**Your goal**. Print the entries in full, word for word, but not the pictures.

**Excerpted records**.
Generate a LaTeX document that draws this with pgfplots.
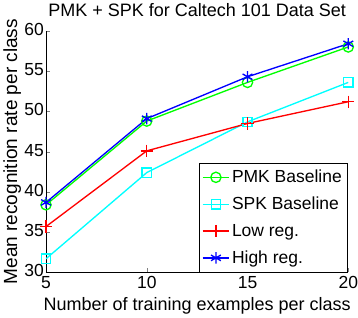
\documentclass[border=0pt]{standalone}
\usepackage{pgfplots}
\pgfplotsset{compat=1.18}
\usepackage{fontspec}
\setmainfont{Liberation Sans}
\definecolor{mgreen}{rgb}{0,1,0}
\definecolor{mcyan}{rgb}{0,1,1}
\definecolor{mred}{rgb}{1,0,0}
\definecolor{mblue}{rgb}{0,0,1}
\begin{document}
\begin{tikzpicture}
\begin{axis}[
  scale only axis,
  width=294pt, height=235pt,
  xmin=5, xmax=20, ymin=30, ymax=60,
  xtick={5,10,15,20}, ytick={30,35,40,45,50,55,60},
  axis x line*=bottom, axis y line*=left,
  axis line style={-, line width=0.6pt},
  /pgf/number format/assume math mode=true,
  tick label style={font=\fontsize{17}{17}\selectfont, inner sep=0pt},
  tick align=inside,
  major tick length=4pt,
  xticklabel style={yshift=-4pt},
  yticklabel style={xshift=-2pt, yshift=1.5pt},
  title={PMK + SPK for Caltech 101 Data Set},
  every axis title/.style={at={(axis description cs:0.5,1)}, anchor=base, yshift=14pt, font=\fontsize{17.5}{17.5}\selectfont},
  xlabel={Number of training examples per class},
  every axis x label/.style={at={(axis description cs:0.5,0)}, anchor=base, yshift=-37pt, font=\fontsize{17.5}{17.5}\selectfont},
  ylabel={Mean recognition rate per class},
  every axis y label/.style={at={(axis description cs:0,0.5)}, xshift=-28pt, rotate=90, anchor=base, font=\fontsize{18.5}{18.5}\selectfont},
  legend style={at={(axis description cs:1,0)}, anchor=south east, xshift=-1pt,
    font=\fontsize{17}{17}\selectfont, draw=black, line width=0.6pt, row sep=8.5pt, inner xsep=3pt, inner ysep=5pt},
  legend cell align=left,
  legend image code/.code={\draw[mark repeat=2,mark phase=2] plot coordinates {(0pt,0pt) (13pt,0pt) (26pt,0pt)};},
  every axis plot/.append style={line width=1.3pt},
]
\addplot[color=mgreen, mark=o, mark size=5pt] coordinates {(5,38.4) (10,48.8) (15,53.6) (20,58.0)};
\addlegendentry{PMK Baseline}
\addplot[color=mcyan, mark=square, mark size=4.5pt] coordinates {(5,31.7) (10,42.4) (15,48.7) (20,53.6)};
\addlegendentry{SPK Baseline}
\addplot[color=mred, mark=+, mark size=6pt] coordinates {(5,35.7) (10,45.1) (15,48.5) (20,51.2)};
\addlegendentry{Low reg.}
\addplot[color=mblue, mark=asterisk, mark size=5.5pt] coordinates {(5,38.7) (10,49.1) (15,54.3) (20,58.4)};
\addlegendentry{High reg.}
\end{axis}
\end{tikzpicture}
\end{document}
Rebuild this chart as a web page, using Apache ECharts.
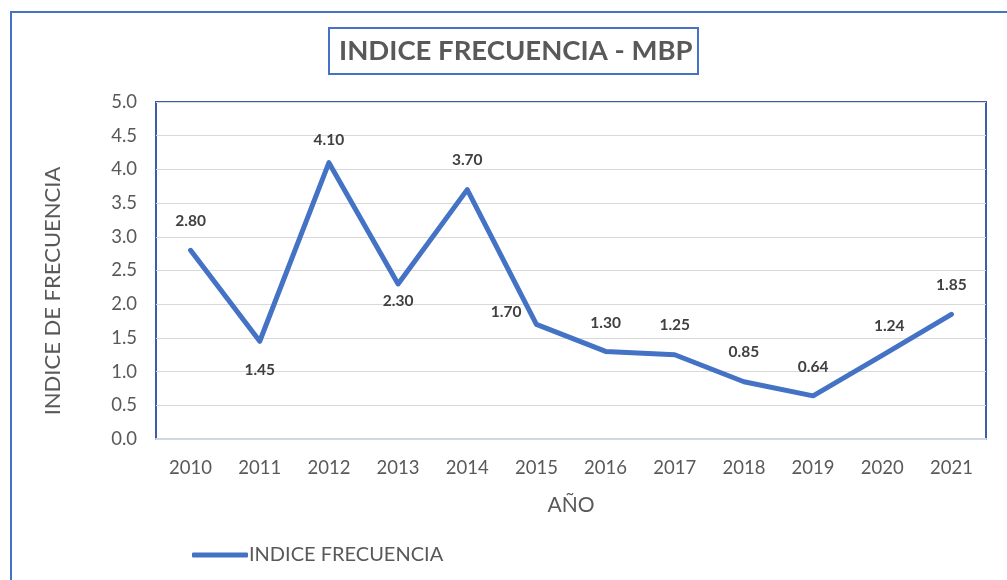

**Complete response**.
Generate a LaTeX document that draws this with pgfplots.
\documentclass[border=0pt]{standalone}
\usepackage{pgfplots}
\pgfplotsset{compat=1.18}
\usepackage{fontspec}
\setmainfont{Liberation Sans}
\definecolor{mgreen}{rgb}{0,1,0}
\definecolor{mcyan}{rgb}{0,1,1}
\definecolor{mred}{rgb}{1,0,0}
\definecolor{mblue}{rgb}{0,0,1}
\begin{document}
\begin{tikzpicture}
\begin{axis}[
  scale only axis,
  width=294pt, height=235pt,
  xmin=5, xmax=20, ymin=30, ymax=60,
  xtick={5,10,15,20}, ytick={30,35,40,45,50,55,60},
  axis x line*=bottom, axis y line*=left,
  axis line style={-, line width=0.6pt},
  /pgf/number format/assume math mode=true,
  tick label style={font=\fontsize{17}{17}\selectfont, inner sep=0pt},
  tick align=inside,
  major tick length=4pt,
  xticklabel style={yshift=-4pt},
  yticklabel style={xshift=-2pt, yshift=1.5pt},
  title={PMK + SPK for Caltech 101 Data Set},
  every axis title/.style={at={(axis description cs:0.5,1)}, anchor=base, yshift=14pt, font=\fontsize{17.5}{17.5}\selectfont},
  xlabel={Number of training examples per class},
  every axis x label/.style={at={(axis description cs:0.5,0)}, anchor=base, yshift=-37pt, font=\fontsize{17.5}{17.5}\selectfont},
  ylabel={Mean recognition rate per class},
  every axis y label/.style={at={(axis description cs:0,0.5)}, xshift=-28pt, rotate=90, anchor=base, font=\fontsize{18.5}{18.5}\selectfont},
  legend style={at={(axis description cs:1,0)}, anchor=south east, xshift=-1pt,
    font=\fontsize{17}{17}\selectfont, draw=black, line width=0.6pt, row sep=8.5pt, inner xsep=3pt, inner ysep=5pt},
  legend cell align=left,
  legend image code/.code={\draw[mark repeat=2,mark phase=2] plot coordinates {(0pt,0pt) (13pt,0pt) (26pt,0pt)};},
  every axis plot/.append style={line width=1.3pt},
]
\addplot[color=mgreen, mark=o, mark size=5pt] coordinates {(5,38.4) (10,48.8) (15,53.6) (20,58.0)};
\addlegendentry{PMK Baseline}
\addplot[color=mcyan, mark=square, mark size=4.5pt] coordinates {(5,31.7) (10,42.4) (15,48.7) (20,53.6)};
\addlegendentry{SPK Baseline}
\addplot[color=mred, mark=+, mark size=6pt] coordinates {(5,35.7) (10,45.1) (15,48.5) (20,51.2)};
\addlegendentry{Low reg.}
\addplot[color=mblue, mark=asterisk, mark size=5.5pt] coordinates {(5,38.7) (10,49.1) (15,54.3) (20,58.4)};
\addlegendentry{High reg.}
\end{axis}
\end{tikzpicture}
\end{document}
Rebuild this chart as a web page, using Apache ECharts.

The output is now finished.